Wednesday, May 3, 2017

The Feds Need to Stop Financing New Light Rail and Start Fixing Existing Subways

Crowded subway platform, via Flickr/Angela Rutherford, CC BY-NC-ND 2.0

One of the dumber things we’ve been doing as a country is building a bunch of new roads, many of them dubious, when too many of our old ones are falling apart.

But we’re doing the same thing for transit too.

Safety and reliability problems sent DC Metro ridership plunging 14% last year. (Somebody I talked to earlier today told me his stop had smoke in it just this morning).
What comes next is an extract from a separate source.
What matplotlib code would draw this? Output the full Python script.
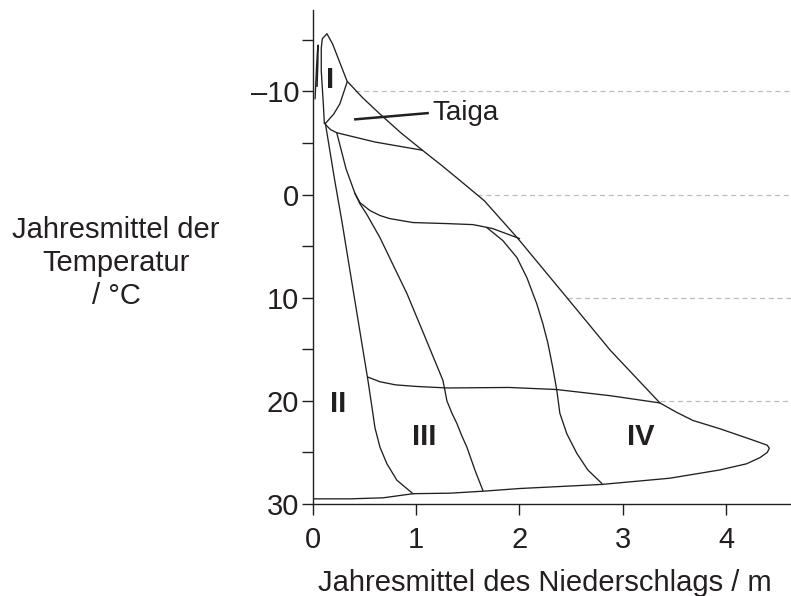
import numpy as np
import matplotlib
matplotlib.use("Agg")
from matplotlib import pyplot as plt

plt.rcParams['font.family'] = ['Liberation Sans', 'DejaVu Sans']

# outer envelope (precipitation m, temperature degC)
outer_x = [0.11, 0.10, 0.08, 0.08, 0.09, 0.135, 0.19, 0.26, 0.33, 0.48, 0.65, 0.85, 1.06,
           1.25, 1.42, 1.66, 1.98, 2.22, 2.46, 2.88, 3.36, 3.52, 3.68, 3.94, 4.26, 4.40,
           4.42, 4.40, 4.33, 4.20, 3.94, 3.456, 2.8, 2.0, 1.66, 1.33, 0.97, 0.68, 0.36, 0.0]
outer_y = [-6.9, -8.8, -12.0, -14.2, -15.1, -15.6, -14.6, -12.8, -11.0, -9.4, -7.8, -6.0, -4.3,
           -2.8, -1.4, 0.6, 4.2, 7.1, 10.0, 15.1, 20.2, 21.1, 21.9, 22.7, 23.8, 24.3,
           24.6, 25.0, 25.5, 26.1, 26.7, 27.5, 28.1, 28.5, 28.75, 28.95, 29.0, 29.4, 29.5, 29.5]

# thin spike next to the axis
spike_x = [0.02, 0.035, 0.045, 0.05, 0.048, 0.04]
spike_y = [-9.3, -12.5, -14.2, -14.5, -13.0, -10.5]

# boundary I / Taiga
taiga_top_x = [0.33, 0.30, 0.26, 0.20, 0.12]
taiga_top_y = [-10.9, -10.0, -8.8, -7.8, -6.9]

# boundary Taiga / below
taiga_bot_x = [0.12, 0.17, 0.23, 0.6, 1.06]
taiga_bot_y = [-6.8, -6.3, -6.0, -5.1, -4.3]

# boundary II / III
line1_x = [0.12, 0.21, 0.28, 0.36, 0.45, 0.532, 0.571, 0.60, 0.649, 0.716, 0.813, 0.968]
line1_y = [-6.9, -1.4, 2.6, 7.5, 13.0, 18.0, 20.6, 22.6, 24.5, 26.1, 27.7, 29.0]

# right boundary of III
line2_x = [0.23, 0.32, 0.407, 0.455, 0.52, 0.65, 0.77, 0.91, 1.06, 1.258, 1.278, 1.297,
           1.346, 1.394, 1.442, 1.491, 1.568, 1.646]
line2_y = [-6.0, -2.5, -0.1, 0.9, 1.9, 4.2, 6.7, 9.6, 13.2, 18.0, 19.0, 20.0,
           21.2, 22.2, 23.4, 24.5, 26.7, 28.7]

# roughly 3 degC line
line3c_x = [0.407, 0.455, 0.552, 0.649, 0.745, 0.968, 1.297, 1.549, 1.646, 1.742, 2.0]
line3c_y = [-0.1, 0.78, 1.55, 2.03, 2.33, 2.71, 2.81, 2.91, 3.1, 3.3, 4.26]

# left boundary of IV
line4_x = [1.684, 1.839, 1.975, 2.072, 2.168, 2.226, 2.275, 2.323, 2.362, 2.391, 2.459,
           2.556, 2.662, 2.797]
line4_y = [3.2, 4.46, 6.1, 8.06, 10.6, 12.5, 14.4, 16.8, 19.0, 21.2, 23.2,
           25.1, 26.7, 28.0]

# roughly 18 degC line
line18_x = [0.532, 0.65, 0.8, 1.0, 1.3, 1.9, 2.36, 2.88, 3.36]
line18_y = [17.7, 18.15, 18.45, 18.6, 18.75, 18.7, 18.9, 19.5, 20.2]

# dashed reference levels, starting at the envelope
grid_levels = [-10, 0, 10, 20]
grid_start = [0.41, 1.59, 2.46, 3.36]

taiga_ptr_x = [0.41, 1.11]
taiga_ptr_y = [-7.3, -7.9]

region_names = ['I', 'II', 'III', 'IV']
region_x = [0.17, 0.24, 1.08, 3.17]
region_y = [-11.1, 20.3, 23.5, 23.5]

yticks = [-10, 0, 10, 20, 30]
ytick_labels = ['\u201310', '0', '10', '20', '30']
yminor = [-15, -5, 5, 15, 25]
xticks = [0, 1, 2, 3, 4]

fig = plt.figure(figsize=(7.91, 5.96), dpi=100)
ax = fig.add_axes([313/791, 92/596, 478/791, 494/596])

for lev, x0 in zip(grid_levels, grid_start):
    ax.plot([x0, 4.7], [lev, lev], color='#bdbdbd', lw=0.9, dashes=(4, 3), zorder=1)

lines = [(outer_x, outer_y), (spike_x, spike_y), (taiga_top_x, taiga_top_y),
         (taiga_bot_x, taiga_bot_y), (line1_x, line1_y), (line2_x, line2_y),
         (line3c_x, line3c_y), (line4_x, line4_y), (line18_x, line18_y)]
for xs, ys in lines:
    ax.plot(xs, ys, color='#231f20', lw=0.95, solid_joinstyle='round', zorder=2)

ax.plot(taiga_ptr_x, taiga_ptr_y, color='#231f20', lw=1.8, zorder=3)
ax.text(1.16, -7.9, 'Taiga', fontsize=20, color='#231f20', ha='left', va='center')

for name, x, y in zip(region_names, region_x, region_y):
    ax.text(x, y, name, fontsize=21, fontweight='bold', color='#231f20',
            ha='center', va='center')

ax.set_xlim(0, 4.63)
ax.set_ylim(30, -17.9)
ax.spines['top'].set_visible(False)
ax.spines['right'].set_visible(False)
for s in ['left', 'bottom']:
    ax.spines[s].set_linewidth(1.0)
    ax.spines[s].set_color('#231f20')

ax.set_yticks(yticks)
ax.set_yticklabels(ytick_labels)
ax.set_yticks(yminor, minor=True)
ax.set_xticks(xticks)
ax.tick_params(axis='both', which='both', direction='out', length=8, width=1.0,
               color='#231f20', labelcolor='#231f20', labelsize=21)
ax.tick_params(axis='y', pad=2)
ax.tick_params(axis='x', pad=8)

fig.text(116/791, 1 - 263/596, 'Jahresmittel der\nTemperatur\n/ \u00b0C', fontsize=21,
         color='#231f20', ha='center', va='center', multialignment='center', linespacing=1.25)
fig.text(545/791, 1 - 583/596, 'Jahresmittel des Niederschlags / m', fontsize=21,
         color='#231f20', ha='center', va='center')

fig.savefig('out.png', dpi=100)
Boston’s T collapsed in a snow storm a couple of years ago, and the American Prospect says it could be in worse shape than DC. New York’s subways are getting more and more unreliable.

Yet transit advocates still want to keep building new dubious light rail lines around the country instead of fixing the system’s we’ve got.

That’s the subject of a short new Manhattan Report I put out today, “Does America Need More Urban Trail Transit?

Transit advocates should use Trump’s call to eliminate New Starts as an opportunity to rethink capital funding, shifting away from new and highly dubious light rail lines towards fixing up the nation’s most critical subway systems that are in terrible shape.

While complete elimination of these capital grants is not necessary, significant reform is warranted. Other than a handful of critical projects, such as future phases of New York’s Second Avenue subway, the federal government should stop financing rail-transit expansion projects. Instead, it should reroute all capital funds for rail transit toward critical repairs of major legacy-rail systems.
This might be politically difficult to pull off and is certainly unpopular with transit advocates.  But the latter should be willing to rethink a system that routes 80% to roads and too much of the latter 20% into questionable projects while the nation’s most critical transit systems turn into a (sometimes literal) smoking hole in the ground.